En la página 22 me sorprendió ver aparecer al viejo y buen Rolando Mota del Campo, angustiado y consciente de que el blues como toda la música que venía a cambiar el mundo sólo sirvió para vacunar al mundo contra el capital. Sólo sirvió para matar la revolución y meterla en una lata Campbells. Cuánta agonía puede haber en un blues en la guitarra de Rockdrigo, que murió antes que Mike Jagger, puta madre! No bastó con que todos los gritos del 68 quedaran guardados en una ráfaga electrodance una noche. Tanta nostalgia de algo que no pudo ser. ¿Se puede sentir la saudade de algo que no sucedió? O será que es cierto y cualquier mierda pasada, de recordarla se vuelve oro.

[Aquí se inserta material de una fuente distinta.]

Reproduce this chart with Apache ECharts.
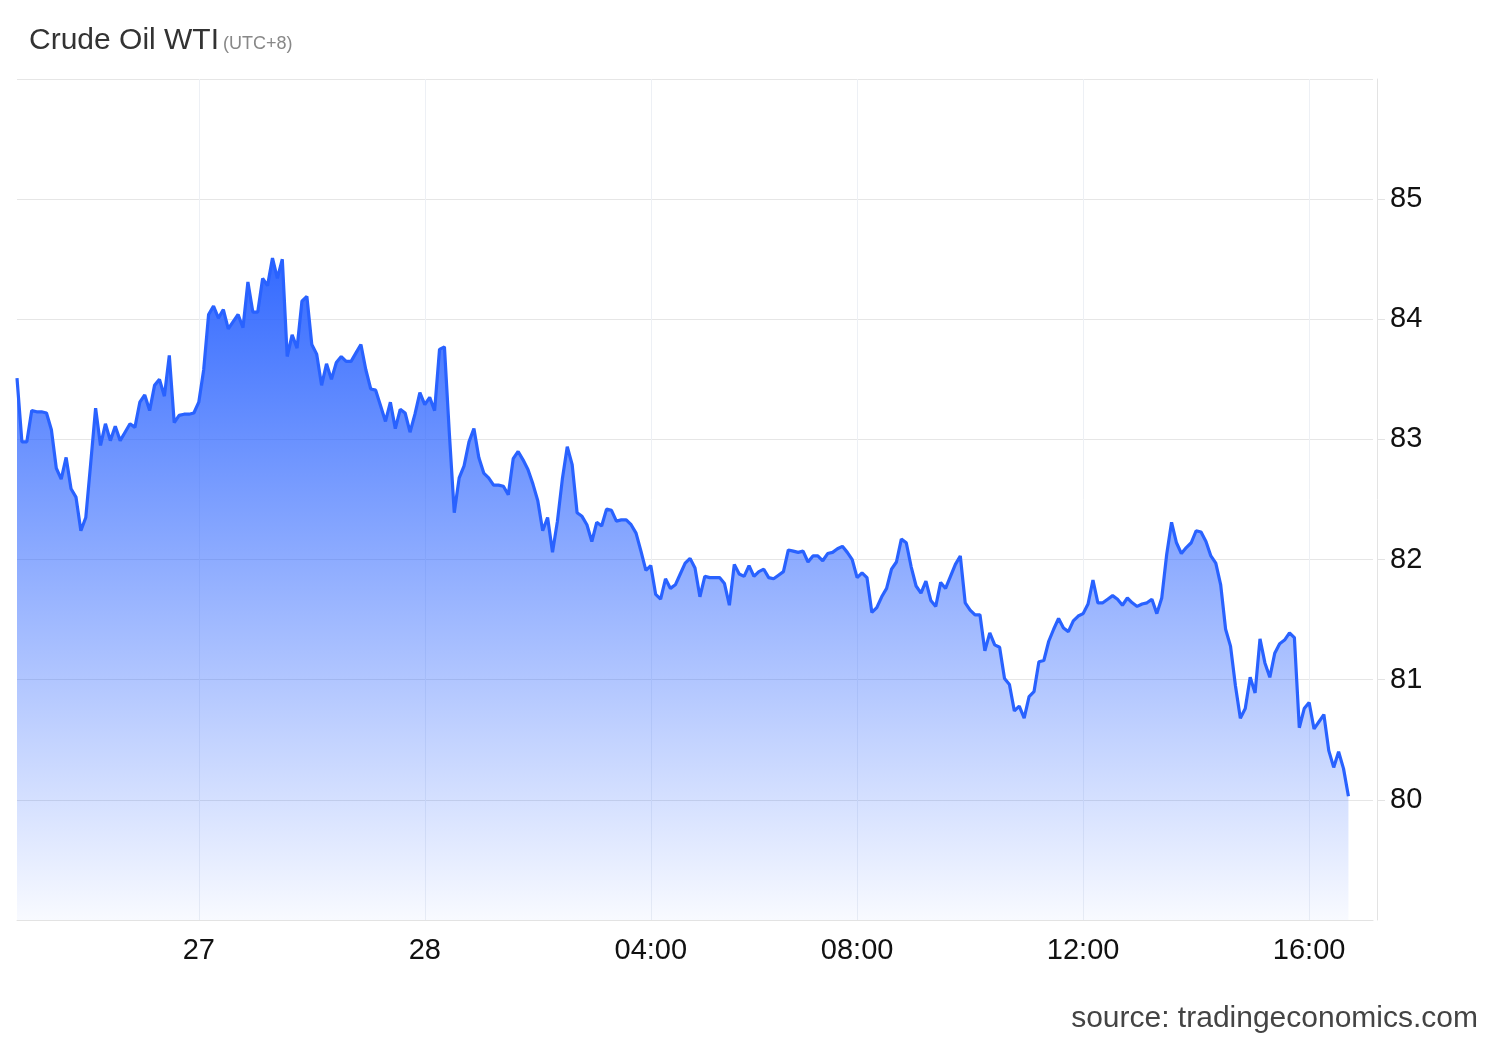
<!DOCTYPE html>
<html>
<head>
<meta charset="utf-8">
<script src="https://cdn.jsdelivr.net/npm/echarts/dist/echarts.min.js"></script>
<style>
html,body{margin:0;padding:0;background:#fff;}
#chart{width:1500px;height:1040px;}
</style>
</head>
<body>
<div id="chart"></div>
<script>
// Crude Oil WTI intraday prices, one value per slot
const prices = [
83.51,82.98,82.98,83.24,83.23,83.23,83.22,83.08,82.76,82.67,
82.85,82.59,82.52,82.24,82.35,82.80,83.26,82.95,83.13,82.99,
83.11,82.99,83.06,83.13,83.10,83.31,83.37,83.24,83.45,83.50,
83.36,83.70,83.14,83.20,83.21,83.21,83.22,83.31,83.58,84.04,
84.11,84.01,84.08,83.92,83.98,84.04,83.93,84.31,84.06,84.06,
84.34,84.28,84.51,84.34,84.50,83.69,83.87,83.76,84.15,84.19,
83.79,83.71,83.45,83.63,83.50,83.64,83.69,83.65,83.65,83.72,
83.79,83.58,83.42,83.41,83.28,83.15,83.31,83.09,83.25,83.22,
83.06,83.21,83.39,83.29,83.35,83.24,83.75,83.77,83.05,82.39,
82.68,82.78,82.98,83.09,82.85,82.72,82.68,82.62,82.62,82.61,
82.54,82.84,82.90,82.83,82.75,82.63,82.49,82.24,82.35,82.06,
82.32,82.67,82.94,82.79,82.39,82.36,82.29,82.15,82.31,82.28,
82.42,82.41,82.32,82.33,82.33,82.29,82.22,82.07,81.91,81.95,
81.71,81.67,81.84,81.76,81.79,81.88,81.97,82.01,81.93,81.69,
81.86,81.85,81.85,81.85,81.80,81.62,81.96,81.88,81.86,81.95,
81.86,81.90,81.92,81.85,81.84,81.87,81.90,82.08,82.07,82.06,
82.07,81.98,82.03,82.03,81.99,82.05,82.06,82.09,82.11,82.06,
82.00,81.85,81.89,81.85,81.56,81.60,81.69,81.76,81.92,81.98,
82.17,82.14,81.94,81.78,81.72,81.82,81.66,81.61,81.81,81.76,
81.86,81.96,82.03,81.64,81.58,81.54,81.54,81.24,81.39,81.29,
81.27,81.01,80.96,80.74,80.78,80.68,80.86,80.90,81.15,81.16,
81.32,81.42,81.51,81.43,81.40,81.49,81.53,81.55,81.63,81.83,
81.64,81.64,81.67,81.70,81.67,81.62,81.68,81.64,81.61,81.63,
81.64,81.67,81.55,81.68,82.04,82.31,82.14,82.05,82.10,82.14,
82.24,82.23,82.15,82.03,81.97,81.79,81.42,81.28,80.95,80.68,
80.76,81.02,80.89,81.34,81.14,81.02,81.22,81.30,81.33,81.39,
81.35,80.60,80.76,80.81,80.59,80.65,80.71,80.41,80.27,80.40,
80.26,80.03
];
// x-axis tick labels and the slot where each one sits
const tickLabels = ['27', '28', '04:00', '08:00', '12:00', '16:00'];
const tickSlots = [37, 83, 129, 171, 217, 263];
const slotCount = 277;
// y-axis
const yMin = 79, yMax = 86, yStep = 1;

const categories = [];
for (let i = 0; i < slotCount; i++) categories.push('s' + i);

const FONT = '"Liberation Sans", Arial, Helvetica, sans-serif';
const chart = echarts.init(document.getElementById('chart'), null, {renderer: 'canvas'});
chart.setOption({
  animation: false,
  backgroundColor: '#ffffff',
  grid: {left: 17, right: 127, top: 79, bottom: 120, containLabel: false},
  xAxis: {
    type: 'category',
    data: categories,
    boundaryGap: false,
    axisLine: {show: true, lineStyle: {color: '#e3e3e3', width: 1}},
    axisTick: {show: false},
    axisLabel: {
      interval: function (idx) { return tickSlots.indexOf(idx) >= 0; },
      formatter: function (val, idx) {
        const k = tickSlots.indexOf(idx);
        return k >= 0 ? tickLabels[k] : '';
      },
      color: '#111111', fontSize: 29, fontFamily: FONT, margin: 16
    },
    splitLine: {
      show: true,
      interval: function (idx) { return tickSlots.indexOf(idx) >= 0; },
      lineStyle: {color: '#edf0f5', width: 1}
    }
  },
  yAxis: {
    type: 'value',
    position: 'right',
    offset: 4,
    min: yMin, max: yMax, interval: yStep,
    scale: true,
    axisLine: {show: true, lineStyle: {color: '#e3e3e3', width: 1}},
    axisTick: {show: true, length: 8, lineStyle: {color: '#e3e3e3', width: 1}},
    axisLabel: {
      showMinLabel: false, showMaxLabel: false,
      color: '#111111', fontSize: 29, fontFamily: FONT, margin: 13,
      padding: [5, 0, 0, 0]
    },
    splitLine: {show: true, lineStyle: {color: '#e6e6e6', width: 1}}
  },
  series: [{
    type: 'line',
    data: prices,
    symbol: 'none',
    showSymbol: false,
    smooth: false,
    lineStyle: {color: '#2962ff', width: 3.2},
    itemStyle: {color: '#2962ff'},
    areaStyle: {
      opacity: 1,
      color: new echarts.graphic.LinearGradient(0, 0, 0, 1, [
        {offset: 0, color: 'rgba(41,98,255,0.95)'},
        {offset: 1, color: 'rgba(41,98,255,0.03)'}
      ])
    }
  }],
  graphic: [
    {type: 'text', left: 29, top: 26, style: {text: 'Crude Oil WTI', font: '30px ' + FONT, fill: '#333333'}},
    {type: 'text', left: 223, top: 35, style: {text: '(UTC+8)', font: '18px ' + FONT, fill: '#888888'}},
    {type: 'text', right: 22, top: 1004, style: {text: 'source: tradingeconomics.com', font: '30px ' + FONT, fill: '#444444'}}
  ]
});
</script>
</body>
</html>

Grafías griegas son las claves de una música occidental, que de algún modo nada tienen que ver con México. Sólo que un piano es universal. En medio de la carretera como Michael Jackson, bailando en blanco y negro. Y todos los personajes de la historia de Europa, bailando en medio de Arizona. Bailando bajo el sol como pelusas en la mañana en la ventana de un niño.

Un disco es la ciudad perfecta de un hombre nacido en los 70 o los 80. No lo creo. No lo debería ser. Tom York nació en el primer mundo. Byork también. Nosotros somos hijos de una perra que da camada cada tres meses. Ciudad vinil. En el centro de la guerra todos sucumben a la música, a la droga. La guerra es contra la música. Contra las palabras. No contra un asesino disfrazado de bull dog. Por más que haya muertos, las carreteras nunca estarán vacías. La guerra parece es el hecho más lucrativo que ha inventado la historia. Habrá que buscar la propia. Porque bien los dicen los poetas, Kobra, Moro, esta batalla no es nuestra. Que la canten otros. En corridos, en hip hops, rancheras al ritmo de una metralleta. Que la cante de quien es la guerra. Aquí, dos poetas nos dejan claro que los hijos de un dios salvaje, están presos en sus balas, en sus palabras escultóricas. Al poeta lo que le queda, es construir, con armas todavía no imaginadas, su propia guerra, esa que nadie puede cantar, más que él mismo. Porque la poesía está en donde el poeta hace la guerra.